Le principe de l’interprétation évolutive des droits et la
reconnaissance de l’interdépendance et l’indivisibilité des droits,
développés par la Cour interaméricaine des droits de l’homme (CIDH), est
déjà une source importante pour la compréhension de l’interdépendance
des droits, mais aussi l’interdépendance entre des sujets de droit.
Enfin, il est impossible de parler des sources constitutives des droits
de la nature sans tenir compte de son contexte. La reconnaissance de ces
droits répond à des processus historiques et à des moments politiques.

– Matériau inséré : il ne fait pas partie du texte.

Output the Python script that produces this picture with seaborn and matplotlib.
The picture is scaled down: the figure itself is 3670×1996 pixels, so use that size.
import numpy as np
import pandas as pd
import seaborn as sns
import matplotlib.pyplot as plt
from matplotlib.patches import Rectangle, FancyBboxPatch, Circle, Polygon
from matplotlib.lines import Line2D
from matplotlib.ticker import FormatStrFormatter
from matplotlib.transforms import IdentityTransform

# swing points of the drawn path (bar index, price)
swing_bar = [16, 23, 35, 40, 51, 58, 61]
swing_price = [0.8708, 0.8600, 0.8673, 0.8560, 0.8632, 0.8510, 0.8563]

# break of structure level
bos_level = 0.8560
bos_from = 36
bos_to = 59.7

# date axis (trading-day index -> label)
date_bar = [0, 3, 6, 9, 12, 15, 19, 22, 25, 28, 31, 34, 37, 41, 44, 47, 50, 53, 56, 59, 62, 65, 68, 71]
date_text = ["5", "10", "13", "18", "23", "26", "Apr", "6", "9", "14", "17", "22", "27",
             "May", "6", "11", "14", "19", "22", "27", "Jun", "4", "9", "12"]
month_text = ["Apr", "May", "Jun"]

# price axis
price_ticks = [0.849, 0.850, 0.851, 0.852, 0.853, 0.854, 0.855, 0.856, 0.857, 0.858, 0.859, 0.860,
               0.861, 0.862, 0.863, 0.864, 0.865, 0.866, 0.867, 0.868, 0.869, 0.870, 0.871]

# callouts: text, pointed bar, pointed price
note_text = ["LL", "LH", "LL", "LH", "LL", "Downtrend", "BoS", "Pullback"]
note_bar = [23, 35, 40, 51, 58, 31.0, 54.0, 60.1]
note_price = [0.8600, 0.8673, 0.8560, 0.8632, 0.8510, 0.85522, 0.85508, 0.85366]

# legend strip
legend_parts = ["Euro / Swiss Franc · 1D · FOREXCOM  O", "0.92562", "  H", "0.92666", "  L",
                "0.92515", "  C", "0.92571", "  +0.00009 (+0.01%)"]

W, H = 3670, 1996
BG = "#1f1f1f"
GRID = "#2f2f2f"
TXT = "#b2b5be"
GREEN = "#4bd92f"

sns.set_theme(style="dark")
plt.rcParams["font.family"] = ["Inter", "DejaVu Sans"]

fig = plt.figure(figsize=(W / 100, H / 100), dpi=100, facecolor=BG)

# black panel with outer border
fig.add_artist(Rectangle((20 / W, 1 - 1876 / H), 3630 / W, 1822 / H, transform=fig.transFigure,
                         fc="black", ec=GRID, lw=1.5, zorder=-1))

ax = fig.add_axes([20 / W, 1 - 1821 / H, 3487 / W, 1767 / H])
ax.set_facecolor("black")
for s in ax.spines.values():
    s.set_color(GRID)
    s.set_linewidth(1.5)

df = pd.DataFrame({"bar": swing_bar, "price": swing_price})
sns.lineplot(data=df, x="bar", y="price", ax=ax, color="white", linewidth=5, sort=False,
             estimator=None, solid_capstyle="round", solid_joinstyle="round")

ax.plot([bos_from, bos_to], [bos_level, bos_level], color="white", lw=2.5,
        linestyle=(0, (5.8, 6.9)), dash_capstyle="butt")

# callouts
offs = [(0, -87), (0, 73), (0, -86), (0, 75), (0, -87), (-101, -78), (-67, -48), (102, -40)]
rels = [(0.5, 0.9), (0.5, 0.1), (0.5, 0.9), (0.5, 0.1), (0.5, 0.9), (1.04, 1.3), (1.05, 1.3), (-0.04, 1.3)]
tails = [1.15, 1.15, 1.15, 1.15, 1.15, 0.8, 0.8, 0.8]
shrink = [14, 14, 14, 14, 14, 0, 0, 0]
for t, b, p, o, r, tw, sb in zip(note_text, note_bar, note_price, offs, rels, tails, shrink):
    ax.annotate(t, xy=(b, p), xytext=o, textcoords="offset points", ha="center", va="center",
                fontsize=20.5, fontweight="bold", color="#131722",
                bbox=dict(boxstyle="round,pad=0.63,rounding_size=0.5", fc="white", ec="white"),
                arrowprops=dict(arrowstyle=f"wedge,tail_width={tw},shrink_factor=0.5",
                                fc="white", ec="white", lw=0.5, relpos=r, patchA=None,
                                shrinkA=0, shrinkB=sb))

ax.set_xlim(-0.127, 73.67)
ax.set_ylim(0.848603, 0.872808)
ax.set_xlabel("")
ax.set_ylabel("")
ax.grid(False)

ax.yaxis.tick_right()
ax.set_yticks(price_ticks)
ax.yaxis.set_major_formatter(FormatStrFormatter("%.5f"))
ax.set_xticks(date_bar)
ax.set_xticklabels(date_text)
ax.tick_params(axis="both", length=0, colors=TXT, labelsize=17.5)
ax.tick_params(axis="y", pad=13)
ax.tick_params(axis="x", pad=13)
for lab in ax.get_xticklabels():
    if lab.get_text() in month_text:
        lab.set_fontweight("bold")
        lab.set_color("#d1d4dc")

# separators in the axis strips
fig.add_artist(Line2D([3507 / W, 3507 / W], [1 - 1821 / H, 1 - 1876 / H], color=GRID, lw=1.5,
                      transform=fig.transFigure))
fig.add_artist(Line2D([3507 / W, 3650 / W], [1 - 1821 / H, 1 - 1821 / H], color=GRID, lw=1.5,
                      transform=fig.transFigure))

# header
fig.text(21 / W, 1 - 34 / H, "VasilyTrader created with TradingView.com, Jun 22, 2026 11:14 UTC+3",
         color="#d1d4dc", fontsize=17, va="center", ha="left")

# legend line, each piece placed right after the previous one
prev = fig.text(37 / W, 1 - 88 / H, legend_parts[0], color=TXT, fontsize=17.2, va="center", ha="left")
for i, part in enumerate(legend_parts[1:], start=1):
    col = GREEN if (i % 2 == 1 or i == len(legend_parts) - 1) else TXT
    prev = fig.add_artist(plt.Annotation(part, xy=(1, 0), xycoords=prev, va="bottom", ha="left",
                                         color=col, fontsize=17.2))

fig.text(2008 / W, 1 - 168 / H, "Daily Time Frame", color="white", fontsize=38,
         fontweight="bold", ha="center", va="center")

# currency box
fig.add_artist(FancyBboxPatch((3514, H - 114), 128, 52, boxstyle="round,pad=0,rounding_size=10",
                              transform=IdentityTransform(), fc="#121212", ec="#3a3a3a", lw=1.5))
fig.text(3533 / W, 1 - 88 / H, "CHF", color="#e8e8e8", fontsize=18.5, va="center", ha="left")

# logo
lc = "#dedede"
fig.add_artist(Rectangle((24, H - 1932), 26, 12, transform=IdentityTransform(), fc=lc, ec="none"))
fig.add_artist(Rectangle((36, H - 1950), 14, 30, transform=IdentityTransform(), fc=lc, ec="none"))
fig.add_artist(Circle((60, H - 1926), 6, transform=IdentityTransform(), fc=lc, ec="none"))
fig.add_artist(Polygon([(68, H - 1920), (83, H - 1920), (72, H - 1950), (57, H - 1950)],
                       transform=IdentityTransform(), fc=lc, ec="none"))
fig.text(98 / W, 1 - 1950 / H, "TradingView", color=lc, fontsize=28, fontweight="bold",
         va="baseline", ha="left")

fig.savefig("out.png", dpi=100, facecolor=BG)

L’article d’Alberto Acosta contextualise cette conquête dans le cadre
constitutionnel équatorien, développé à un moment où le rôle de
l’Equateur et de l’Amérique latine, en tant que grands exportateurs de
la nature, est mis en cause.
Dans cette perspective, l’on comprend la raison pour laquelle ces droits
ont été rajoutés à la Constitution de 2008 en Equateur. Ici, le problème
de l’environnement est crucial, principalement parce que dans ce pays,
la question environnementale est reconnue socialement car après la
plupart des conflits sociaux, les maladies, la violence et
l’appauvrissement, il y a un problème d’abus et de destruction de la
nature. Le souci de la nature et les impacts sur l’environnement ont été
présents tout au long de l’histoire des mouvements sociaux, en
particulier dans le mouvement indigènes.
Les droits de la nature sont non seulement visés par les articles 71 à
74 de la Constitution équatorienne, ou par l’article 33 de la
Constitution bolivienne. Ils sont également encadrés par un processus
social qui a permis l’existence de ces constitutions et a
fondamentalement remis en question, tout d’abord, le modèle néolibéral
par rapport à l’organisation de l’économie et de la société et, en
ultime instance, le système capitaliste lui-même.

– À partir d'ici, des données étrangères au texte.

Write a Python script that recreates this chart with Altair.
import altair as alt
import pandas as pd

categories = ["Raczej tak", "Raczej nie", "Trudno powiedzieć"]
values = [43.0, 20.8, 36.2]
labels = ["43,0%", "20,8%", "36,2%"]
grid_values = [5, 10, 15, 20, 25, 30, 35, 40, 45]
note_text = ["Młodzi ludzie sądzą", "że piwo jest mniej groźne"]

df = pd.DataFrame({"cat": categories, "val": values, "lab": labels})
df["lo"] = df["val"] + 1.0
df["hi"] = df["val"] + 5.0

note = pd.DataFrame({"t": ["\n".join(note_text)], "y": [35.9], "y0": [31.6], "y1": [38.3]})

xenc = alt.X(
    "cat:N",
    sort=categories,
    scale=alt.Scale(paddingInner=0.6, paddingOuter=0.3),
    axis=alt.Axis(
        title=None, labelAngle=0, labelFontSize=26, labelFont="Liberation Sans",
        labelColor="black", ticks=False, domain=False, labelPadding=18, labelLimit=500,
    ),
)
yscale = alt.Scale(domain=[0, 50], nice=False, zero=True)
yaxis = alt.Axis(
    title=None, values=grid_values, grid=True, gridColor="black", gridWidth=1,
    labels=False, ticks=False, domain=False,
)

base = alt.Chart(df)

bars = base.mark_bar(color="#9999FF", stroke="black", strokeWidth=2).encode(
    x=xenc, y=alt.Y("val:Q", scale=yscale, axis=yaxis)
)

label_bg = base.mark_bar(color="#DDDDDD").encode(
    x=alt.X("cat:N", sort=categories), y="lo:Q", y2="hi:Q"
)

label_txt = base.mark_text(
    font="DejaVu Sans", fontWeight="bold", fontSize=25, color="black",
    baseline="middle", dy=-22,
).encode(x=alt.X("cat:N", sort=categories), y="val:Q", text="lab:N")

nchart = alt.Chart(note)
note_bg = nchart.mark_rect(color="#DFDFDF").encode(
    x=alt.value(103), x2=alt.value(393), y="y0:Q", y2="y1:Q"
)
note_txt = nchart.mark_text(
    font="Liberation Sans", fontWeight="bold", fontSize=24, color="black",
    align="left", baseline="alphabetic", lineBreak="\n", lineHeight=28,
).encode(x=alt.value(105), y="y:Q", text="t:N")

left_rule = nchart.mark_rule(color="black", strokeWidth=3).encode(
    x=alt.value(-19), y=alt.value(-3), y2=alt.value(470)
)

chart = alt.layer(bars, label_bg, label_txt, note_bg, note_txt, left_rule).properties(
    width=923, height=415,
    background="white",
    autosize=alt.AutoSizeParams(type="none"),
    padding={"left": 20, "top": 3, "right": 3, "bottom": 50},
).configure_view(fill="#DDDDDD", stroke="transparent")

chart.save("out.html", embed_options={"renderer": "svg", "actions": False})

Ni ces droits, ni rien ne vient de rien. Les droits de la nature ont une
histoire. La reconnaissance des droits de la nature trouve son origine
dans les luttes pour la terre, l’eau, la souveraineté alimentaire, et
également dans les luttes contre l’extractivisme ou les méga-projets, ou
les plaintes pour la manipulation de la vie, que ce soit en identifiant
les vulnérabilités ou des conséquences néfastes sur les écosystèmes, ou
en décrivant les effets massifs, transfrontaliers ou
transgénérationnels.
Chacune de ces luttes a utilisé des stratégies combinant la théorie à la
pratique, la résistance à des actions en justice, des pressions
nationales et internationales, centrées sur un regard différent - non
capitaliste - sur la nature et ce qui s’y rattache.